- GIVEN TASK -
From the listing below, copy word for word every line starting at the one that includes "Rebuild this diagram" and ending at the one that includes "(0,0) rectangle (1797,759);"; the pictures are omitted.

- WORKING DATA -
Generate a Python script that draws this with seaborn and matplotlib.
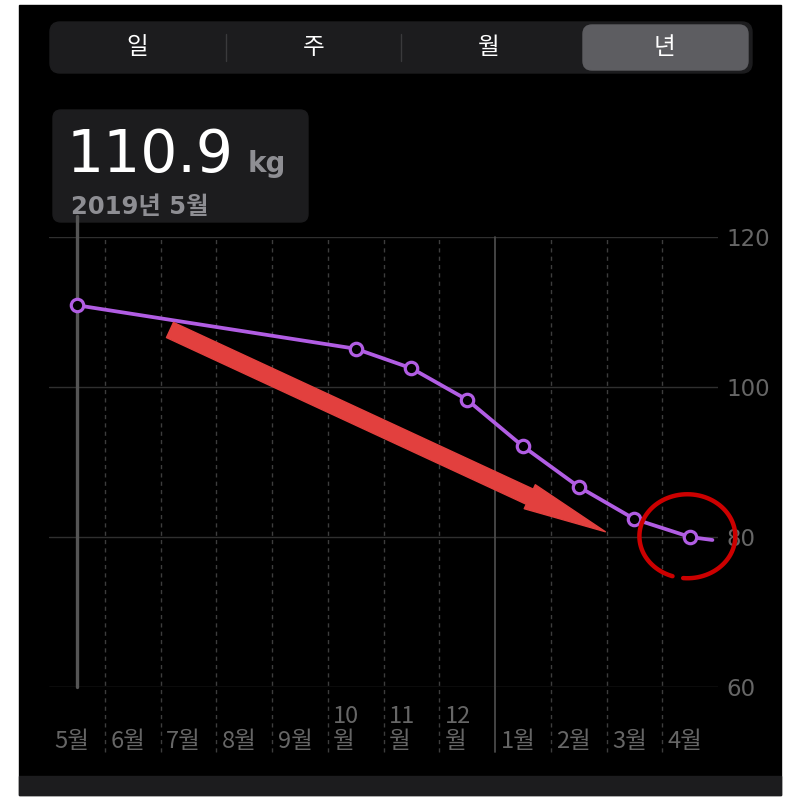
import numpy as np
import pandas as pd
import matplotlib
matplotlib.use('Agg')
import matplotlib.pyplot as plt
import seaborn as sns
from matplotlib.patches import Rectangle, FancyBboxPatch
from matplotlib import transforms

# data (months May 2019 .. Apr 2020)
month_labels = ['5월', '6월', '7월', '8월', '9월', '10\n월', '11\n월', '12\n월', '1월', '2월', '3월', '4월']
reading_month = [0, 5, 6, 7, 8, 9, 10, 11]
reading_kg = [110.9, 105.1, 102.5, 98.3, 92.1, 86.7, 82.4, 80.0]
last_month = 11.4
last_kg = 79.6
y_ticks = [60, 80, 100, 120]
segments = ['일', '주', '월', '년']

PURPLE = '#b15de3'
GRID = '#2f2f2f'
LABEL = '#666666'

sns.set_style('dark')
plt.rcParams['font.family'] = ['DejaVu Sans', 'Noto Sans CJK KR']

df_line = pd.DataFrame({'month': reading_month + [last_month], 'kg': reading_kg + [last_kg]})
df_pts = pd.DataFrame({'month': reading_month, 'kg': reading_kg})

fig = plt.figure(figsize=(8, 8), dpi=100, facecolor='white')

# background / phone UI layer in pixel units
bg = fig.add_axes([0, 0, 1, 1], zorder=0)
bg.set_xlim(0, 800)
bg.set_ylim(800, 0)
bg.axis('off')
bg.add_patch(Rectangle((19, 5), 762, 790, color='black'))
bg.add_patch(Rectangle((19, 776), 762, 19, color='#1c1c1e'))

# segmented control
bg.add_patch(FancyBboxPatch((60, 32), 682, 31, boxstyle='round,pad=10', color='#1c1c1e'))
bg.add_patch(FancyBboxPatch((592, 34), 147, 27, boxstyle='round,pad=9', color='#5d5d61'))
for sx in [226, 401]:
    bg.plot([sx, sx], [34, 61], color='#3a3a3c', lw=1)
for i, s in enumerate(segments):
    bg.text(50 + 175.5 * (i + 0.5), 47, s, ha='center', va='center', color='white',
            fontsize=17, family=['Noto Sans CJK KR'])

# info box
bg.add_patch(FancyBboxPatch((61, 118), 239, 96, boxstyle='round,pad=8', color='#1c1c1e'))
bg.text(67, 172, '110.9', ha='left', va='baseline', color='white', fontsize=42)
bg.text(248, 172, 'kg', ha='left', va='baseline', color='#8e8e93', fontsize=20, fontweight='bold')
bg.text(71, 214, '2019년 5월', ha='left', va='baseline', color='#8e8e93', fontsize=17.5,
        fontweight='bold')

# chart
ax = fig.add_axes([49 / 800, 1 - 687 / 800, 669 / 800, 450 / 800], zorder=1)
ax.set_facecolor('none')
ax.set_xlim(-0.5, 11.5)
ax.set_ylim(60, 120)
for sp in ax.spines.values():
    sp.set_visible(False)

ax.set_yticks(y_ticks)
ax.set_yticklabels([str(t) for t in y_ticks], color=LABEL, fontsize=16.5)
ax.yaxis.tick_right()
ax.tick_params(axis='y', length=0, pad=6)
ax.set_xticks([])
ax.grid(False)
for t in y_ticks:
    ax.axhline(t, color='#3a3a3a' if t == 60 else GRID, lw=1, zorder=1)

below = -(752 - 687) / 450
for b in range(1, 12):
    xb = b - 0.5
    if b == 8:
        ax.axvline(xb, ymin=below, ymax=1, color='#4a4a4a', lw=1.3, clip_on=False, zorder=1)
    else:
        ax.axvline(xb, ymin=below, ymax=1, color='#3d3d3d', lw=1, ls=(0, (3, 3)),
                   clip_on=False, zorder=1)

# selection cursor on May
ax.axvline(0, ymin=0, ymax=1 + (237 - 216) / 450, color='#555555', lw=2.4, clip_on=False, zorder=2)

trans = transforms.blended_transform_factory(ax.transData, ax.transAxes)
for i, lab in enumerate(month_labels):
    ax.text(i - 0.5 + 0.1, -(748 - 687) / 450, lab, transform=trans, ha='left', va='baseline',
            color=LABEL, fontsize=17, linespacing=1.1, clip_on=False,
            family=['Noto Sans CJK KR'])

sns.lineplot(data=df_line, x='month', y='kg', ax=ax, color=PURPLE, lw=2.7, zorder=3)
sns.scatterplot(data=df_pts, x='month', y='kg', ax=ax, s=80, facecolor='black',
                edgecolor=PURPLE, linewidth=2.3, zorder=4)
ax.set_xlabel('')
ax.set_ylabel('')

# hand-drawn annotations: red arrow and red loop around the latest value
ax.annotate('', xy=(9.48, 80.7), xytext=(1.67, 107.6),
            arrowprops=dict(arrowstyle='simple,head_length=60,head_width=19,tail_width=12',
                            mutation_scale=1, color='#e2403e', shrinkA=0, shrinkB=0), zorder=5)
t = np.deg2rad(np.linspace(265, 612, 200))
ax.plot(10.95 + 0.86 * np.cos(t), 80.1 + 5.6 * np.sin(t), color='#cc0000', lw=3.2,
        clip_on=False, zorder=5, solid_capstyle='round')

fig.savefig('out.png', dpi=100, facecolor='white')
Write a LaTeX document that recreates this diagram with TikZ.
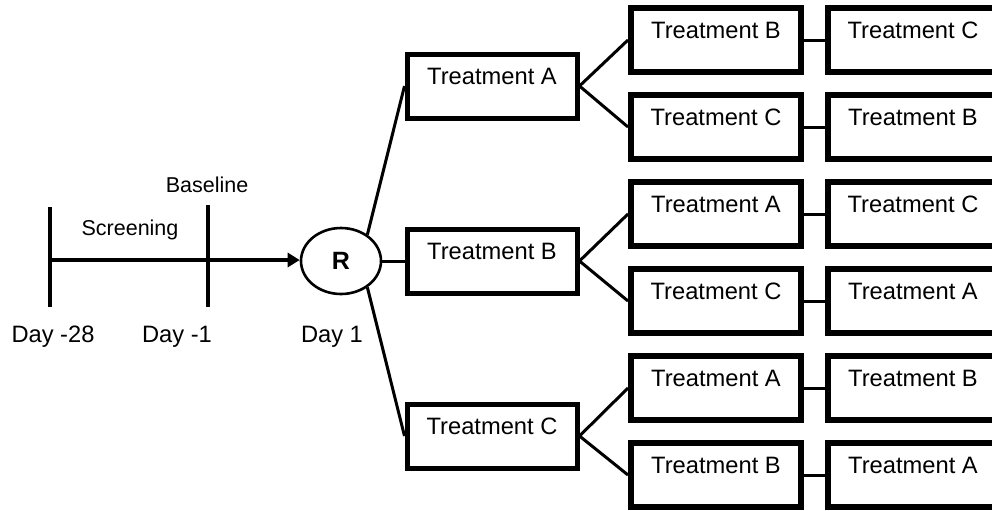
\documentclass[tikz,border=0pt]{standalone}
\usepackage{fontspec}
\setmainfont{Liberation Sans}
\usetikzlibrary{arrows.meta,shapes.geometric}

\tikzset{
  trt/.style={draw, rectangle, inner sep=0pt, minimum width=85pt, minimum height=32pt,
    text height=15.25pt, text depth=16.75pt, font=\fontsize{11.85}{14}\selectfont},
  arm/.style={trt, line width=2.5pt},
  per/.style={trt, line width=3pt},
  link/.style={line width=1.5pt},
  bar/.style={line width=2.4pt},
  daylbl/.style={font=\fontsize{11.85}{14}\selectfont},
  smalllbl/.style={font=\fontsize{10.75}{13}\selectfont},
}

\begin{document}
\begin{tikzpicture}[x=0.5pt, y=-0.5pt, >={Triangle[length=6pt,width=7pt]}]

\useasboundingbox (0,0) rectangle (992,510);
\clip (0,0) rectangle (992,510);

% Timeline
\coordinate (d28) at (50,260);
\coordinate (d1) at (208,260);
\draw[bar] (50,207) -- (50,307);
\draw[bar] (208,205) -- (208,307);

% Randomisation
\node[draw, ellipse, line width=1.3pt, minimum width=40pt, minimum height=33pt,
  inner sep=0pt, font=\fontsize{12.5}{14}\selectfont\bfseries] (R) at (341,261) {R};
\draw[->, bar] (d28) -- (R.west |- d28);

% Labels
\node[smalllbl] (scr) at (130,230) {Screening};
\node[smalllbl] (base) at (207,185) {Baseline};
\node[daylbl] (l28) at (53,337) {Day -28};
\node[daylbl] (l1) at (177,337) {Day -1};
\node[daylbl] (lR) at (332,337) {Day 1};

% First period
\node[arm] (A) at (492,86) {Treatment A};
\node[arm] (B) at (492,261) {Treatment B};
\node[arm] (C) at (492,436) {Treatment C};

\draw[link] (R.45) -- (A.west);
\draw[link] (R.east) -- (B.west);
\draw[link] (R.-45) -- (C.west);

% Second and third period
\foreach \n/\y/\p/\q in {1/40/B/C, 2/127/C/B, 3/214/A/C, 4/301/C/A, 5/388/A/B, 6/475/B/A} {
  \node[per] (p\n) at (716,\y) {Treatment \p};
  \node[per] (q\n) at (913,\y) {Treatment \q};
  \draw[link] (p\n) -- (q\n);
}

\draw[link] (A.east) -- (p1.west);
\draw[link] (A.east) -- (p2.west);
\draw[link] (B.east) -- (p3.west);
\draw[link] (B.east) -- (p4.west);
\draw[link] (C.east) -- (p5.west);
\draw[link] (C.east) -- (p6.west);

\end{tikzpicture}
\end{document}
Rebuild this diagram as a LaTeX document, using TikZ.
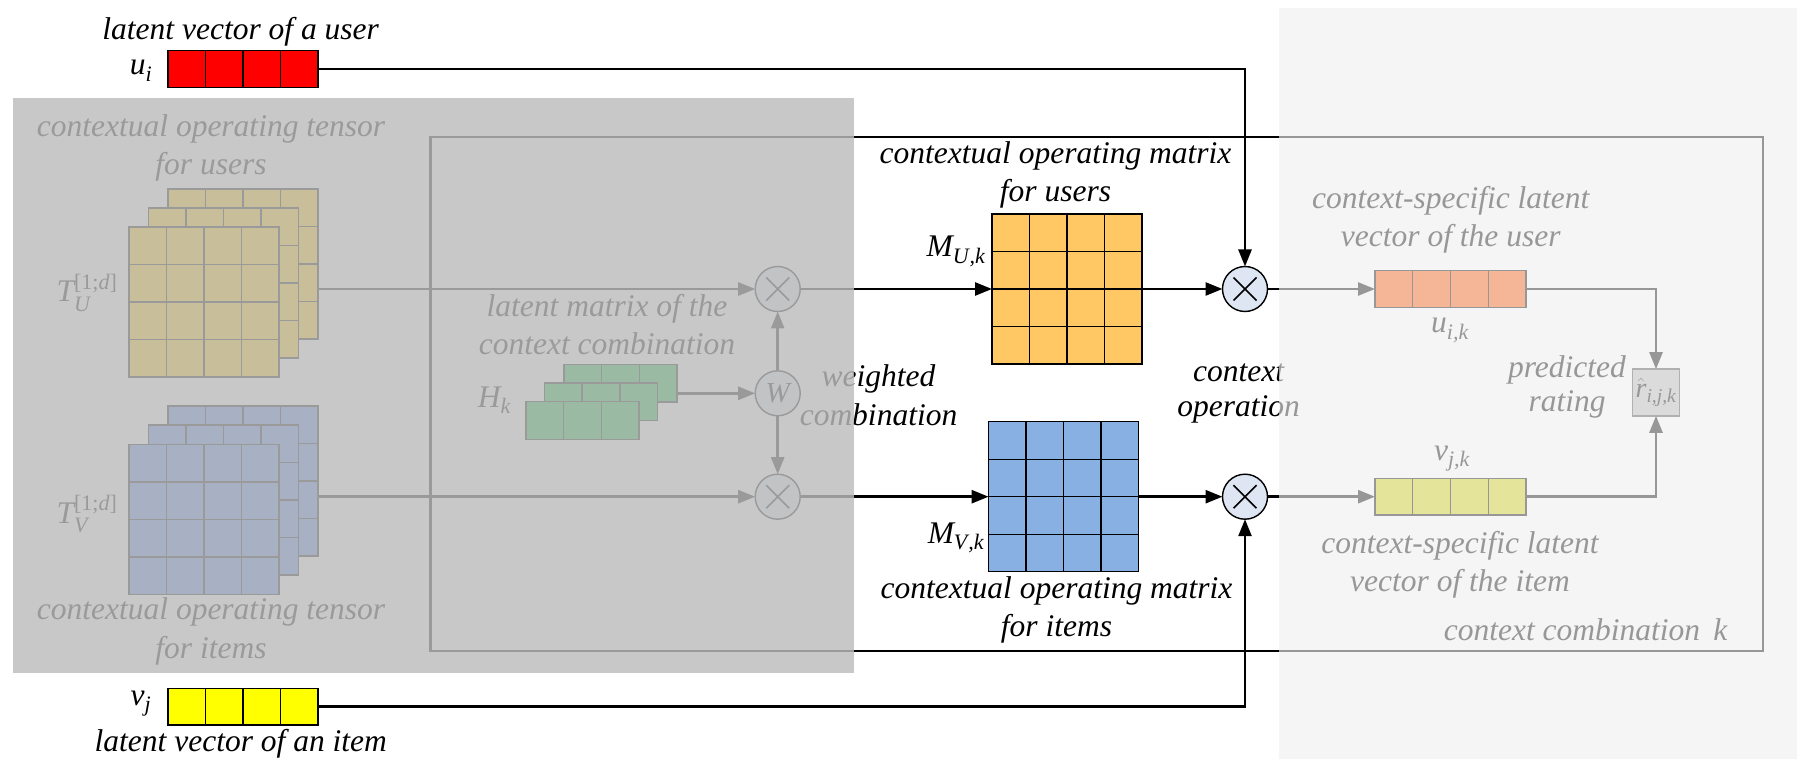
\documentclass[tikz,border=0pt]{standalone}
\usepackage{amsmath}
\usepackage{fontspec}
\setmainfont{Liberation Serif}
\usetikzlibrary{arrows.meta,calc}

% fills of the blocks (as drawn before the two translucent panels dim them)
\definecolor{redvec}{RGB}{255,0,0}
\definecolor{yellowvec}{RGB}{255,255,0}
\definecolor{tensorU}{RGB}{255,204,0}
\definecolor{tensorV}{RGB}{75,130,230}
\definecolor{hgreen}{RGB}{0,180,60}
\definecolor{matU}{RGB}{255,200,100}
\definecolor{matV}{RGB}{137,176,226}
\definecolor{opfill}{RGB}{222,230,243}
\definecolor{userctx}{RGB}{255,85,0}
\definecolor{itemctx}{RGB}{214,211,10}
\definecolor{ratefill}{RGB}{186,186,186}
\definecolor{rateedge}{RGB}{70,70,70}
\definecolor{leftveil}{RGB}{188,188,188}
\definecolor{rightveil}{RGB}{239,239,239}

% inner dividing lines of a block: node name, columns, rows
\newcommand\cellgrid[3]{%
  \foreach \gi in {1,...,#2}{\ifnum\gi<#2 \draw[cellline] ($(#1.north west)!\gi/#2!(#1.north east)$) -- ($(#1.south west)!\gi/#2!(#1.south east)$);\fi}%
  \foreach \gj in {1,...,#3}{\ifnum\gj<#3 \draw[cellline] ($(#1.north west)!\gj/#3!(#1.south west)$) -- ($(#1.north east)!\gj/#3!(#1.south east)$);\fi}%
}

\tikzset{
  lab/.style={font=\fontsize{31.5}{38.5}\selectfont\itshape, inner sep=0pt, outer sep=0pt},
  conn/.style={line width=2.6pt, -{Triangle[length=17pt,width=13pt]}},
  cellline/.style={line width=1.4pt, draw=black},
  blk/.style={draw=black, line width=1.4pt, inner sep=0pt, outer sep=0pt},
  vecbox/.style={blk, minimum width=150pt, minimum height=37.5pt},
  sqbox/.style={blk, minimum size=150pt},
  slab/.style={blk, minimum width=113.3pt, minimum height=37.7pt, fill=hgreen},
  op/.style={circle, draw=black, line width=1.4pt, fill=opfill, minimum size=45pt,
    inner sep=0pt, outer sep=0pt, font=\fontsize{29}{34}\selectfont\itshape},
  cross/.style={op, path picture={
    \draw[line width=1.6pt] (path picture bounding box.center) +(-11.5,-11.5) -- +(11.5,11.5)
      (path picture bounding box.center) +(-11.5,11.5) -- +(11.5,-11.5);}},
  framebox/.style={draw=black, line width=2.2pt, inner sep=0pt, outer sep=0pt}
}

\begin{document}
\begin{tikzpicture}[x=1pt,y=-1pt]
\useasboundingbox (0,0) rectangle (1797,759);

% frame of one context combination
\node[framebox, minimum width=1332.5pt, minimum height=514pt] (ctxframe) at (1096.75,393.7) {};

% latent vector of the user
\node[vecbox, fill=redvec] (ui) at (243,69) {};
\cellgrid{ui}{4}{1}
\node[lab, anchor=base] (uilab) at (141,75) {$\textit{u}_{\textit{i}}$};
\node[lab, anchor=base] (uitxt) at (240.7,40) {latent vector of a user};

% latent vector of the item
\node[vecbox, fill=yellowvec, minimum height=36.7pt] (vj) at (243,706.7) {};
\cellgrid{vj}{4}{1}
\node[lab, anchor=base] (vjlab) at (141,705) {$\textit{v}_{\textit{j}}$};
\node[lab, anchor=base] (vjtxt) at (240.8,751) {latent vector of an item};

% operating tensor for users (back to front)
\node[sqbox, fill=tensorU] (tu3) at (243,264) {};
\cellgrid{tu3}{4}{4}
\node[sqbox, fill=tensorU] (tu2) at (223.5,283) {};
\cellgrid{tu2}{4}{4}
\node[sqbox, fill=tensorU] (tu1) at (204,302) {};
\cellgrid{tu1}{4}{4}
\node[lab, anchor=base] (tulab) at (87,302) {$\textit{T}_{\textit{U}}^{\textup{[1;}\textit{d}\textup{]}}$};
\node[lab, anchor=base, align=center] (tutxt) at (211,175) {contextual operating tensor\\for users};

% operating tensor for items (back to front)
\node[sqbox, fill=tensorV] (tv3) at (243,481) {};
\cellgrid{tv3}{4}{4}
\node[sqbox, fill=tensorV] (tv2) at (223.5,500) {};
\cellgrid{tv2}{4}{4}
\node[sqbox, fill=tensorV] (tv1) at (204,519.3) {};
\cellgrid{tv1}{4}{4}
\node[lab, anchor=base] (tvlab) at (87,523) {$\textit{T}_{\textit{V}}^{\textup{[1;}\textit{d}\textup{]}}$};
\node[lab, anchor=base, align=center] (tvtxt) at (211,658) {contextual operating tensor\\for items};

% latent matrix of the context combination
\node[slab] (hk3) at (620.5,383.3) {};
\cellgrid{hk3}{3}{1}
\node[slab] (hk2) at (601,401.7) {};
\cellgrid{hk2}{3}{1}
\node[slab] (hk1) at (582.5,420.5) {};
\cellgrid{hk1}{3}{1}
\node[lab, anchor=base] (hklab) at (494.5,407) {$\textit{H}_{\textit{k}}$};
\node[lab, anchor=base, align=center] (hktxt) at (607,355) {latent matrix of the\\context combination};

% weighted combination
\node[cross] (xu1) at (777.7,289) {};
\node[op] (w) at (777.7,393.3) {W};
\node[cross] (xv1) at (777.7,496.7) {};
\node[lab, anchor=base, align=center] (wtxt) at (878.5,425) {weighted\\combination};

% contextual operating matrices
\node[sqbox, fill=matU] (mu) at (1067,289) {};
\cellgrid{mu}{4}{4}
\node[sqbox, fill=matV] (mv) at (1063.6,496.7) {};
\cellgrid{mv}{4}{4}
\node[lab, anchor=base] (mulab) at (956,257) {$\textit{M}_{\textit{U\kern1pt,k}}$};
\node[lab, anchor=base] (mvlab) at (956,543) {$\textit{M}_{\textit{V\kern1pt,k}}$};
\node[lab, anchor=base, align=center] (mutxt) at (1055.5,201.7) {contextual operating matrix\\for users};
\node[lab, anchor=base, align=center] (mvtxt) at (1056.5,636.7) {contextual operating matrix\\for items};

% context operation
\node[cross] (xu2) at (1245,289) {};
\node[cross] (xv2) at (1245,496.7) {};
\node[lab, anchor=base, align=center, font=\fontsize{31.5}{35}\selectfont\itshape] (optxt) at (1238.5,416.7) {context\\operation};

% context-specific latent vectors
\node[vecbox, fill=userctx, minimum width=151pt, minimum height=36.7pt] (uik) at (1450.5,289) {};
\cellgrid{uik}{4}{1}
\node[vecbox, fill=itemctx, minimum width=151pt, minimum height=36.7pt] (vjk) at (1450.5,496.7) {};
\cellgrid{vjk}{4}{1}
\node[lab, anchor=base] (uiklab) at (1450,333) {$\textit{u}_{\textit{i,k}}$};
\node[lab, anchor=base] (vjklab) at (1452,460) {$\textit{v}_{\textit{j,k}}$};
\node[lab, anchor=base, align=center] (uiktxt) at (1450.7,246.7) {context-specific latent\\vector of the user};
\node[lab, anchor=base, align=center] (vjktxt) at (1460,591.7) {context-specific latent\\vector of the item};

% predicted rating
\node[blk, draw=rateedge, fill=ratefill, minimum size=46.7pt, font=\fontsize{28}{32}\selectfont\itshape] (rate) at (1656,392.5) {$\hat{\textit{r}}_{\textit{i,j,k}}$};
\node[lab, anchor=base, align=center, font=\fontsize{31.5}{34}\selectfont\itshape] (ratetxt) at (1567,411.7) {predicted\\rating};
\node[lab, anchor=base] (ctxtxt) at (1585.6,640) {context combination\hspace{0.42em}k};

% connectors
\draw[conn] (tu3.east |- xu1) -- (xu1);
\draw[conn] (tv3.east |- xv1) -- (xv1);
\draw[conn] (hk3.east |- w) -- (w);
\draw[conn] (w) -- (xu1);
\draw[conn] (w) -- (xv1);
\draw[conn] (xu1) -- (mu);
\draw[conn] (xv1) -- (mv);
\draw[conn] (mu) -- (xu2);
\draw[conn] (mv) -- (xv2);
\draw[conn] (ui) -| (xu2);
\draw[conn] (vj) -| (xv2);
\draw[conn] (xu2) -- (uik);
\draw[conn] (xv2) -- (vjk);
\draw[conn] (uik) -| (rate);
\draw[conn] (vjk) -| (rate);

% translucent panels
\fill[leftveil, opacity=0.82] (13.4,97.7) rectangle (853.7,672.7);
\fill[rightveil, opacity=0.635] (1278.5,7.7) rectangle (1797,759);
\end{tikzpicture}
\end{document}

- FULL ANSWER -
Rebuild this diagram as a LaTeX document, using TikZ.
\documentclass[tikz,border=0pt]{standalone}
\usepackage{amsmath}
\usepackage{fontspec}
\setmainfont{Liberation Serif}
\usetikzlibrary{arrows.meta,calc}

% fills of the blocks (as drawn before the two translucent panels dim them)
\definecolor{redvec}{RGB}{255,0,0}
\definecolor{yellowvec}{RGB}{255,255,0}
\definecolor{tensorU}{RGB}{255,204,0}
\definecolor{tensorV}{RGB}{75,130,230}
\definecolor{hgreen}{RGB}{0,180,60}
\definecolor{matU}{RGB}{255,200,100}
\definecolor{matV}{RGB}{137,176,226}
\definecolor{opfill}{RGB}{222,230,243}
\definecolor{userctx}{RGB}{255,85,0}
\definecolor{itemctx}{RGB}{214,211,10}
\definecolor{ratefill}{RGB}{186,186,186}
\definecolor{rateedge}{RGB}{70,70,70}
\definecolor{leftveil}{RGB}{188,188,188}
\definecolor{rightveil}{RGB}{239,239,239}

% inner dividing lines of a block: node name, columns, rows
\newcommand\cellgrid[3]{%
  \foreach \gi in {1,...,#2}{\ifnum\gi<#2 \draw[cellline] ($(#1.north west)!\gi/#2!(#1.north east)$) -- ($(#1.south west)!\gi/#2!(#1.south east)$);\fi}%
  \foreach \gj in {1,...,#3}{\ifnum\gj<#3 \draw[cellline] ($(#1.north west)!\gj/#3!(#1.south west)$) -- ($(#1.north east)!\gj/#3!(#1.south east)$);\fi}%
}

\tikzset{
  lab/.style={font=\fontsize{31.5}{38.5}\selectfont\itshape, inner sep=0pt, outer sep=0pt},
  conn/.style={line width=2.6pt, -{Triangle[length=17pt,width=13pt]}},
  cellline/.style={line width=1.4pt, draw=black},
  blk/.style={draw=black, line width=1.4pt, inner sep=0pt, outer sep=0pt},
  vecbox/.style={blk, minimum width=150pt, minimum height=37.5pt},
  sqbox/.style={blk, minimum size=150pt},
  slab/.style={blk, minimum width=113.3pt, minimum height=37.7pt, fill=hgreen},
  op/.style={circle, draw=black, line width=1.4pt, fill=opfill, minimum size=45pt,
    inner sep=0pt, outer sep=0pt, font=\fontsize{29}{34}\selectfont\itshape},
  cross/.style={op, path picture={
    \draw[line width=1.6pt] (path picture bounding box.center) +(-11.5,-11.5) -- +(11.5,11.5)
      (path picture bounding box.center) +(-11.5,11.5) -- +(11.5,-11.5);}},
  framebox/.style={draw=black, line width=2.2pt, inner sep=0pt, outer sep=0pt}
}

\begin{document}
\begin{tikzpicture}[x=1pt,y=-1pt]
\useasboundingbox (0,0) rectangle (1797,759);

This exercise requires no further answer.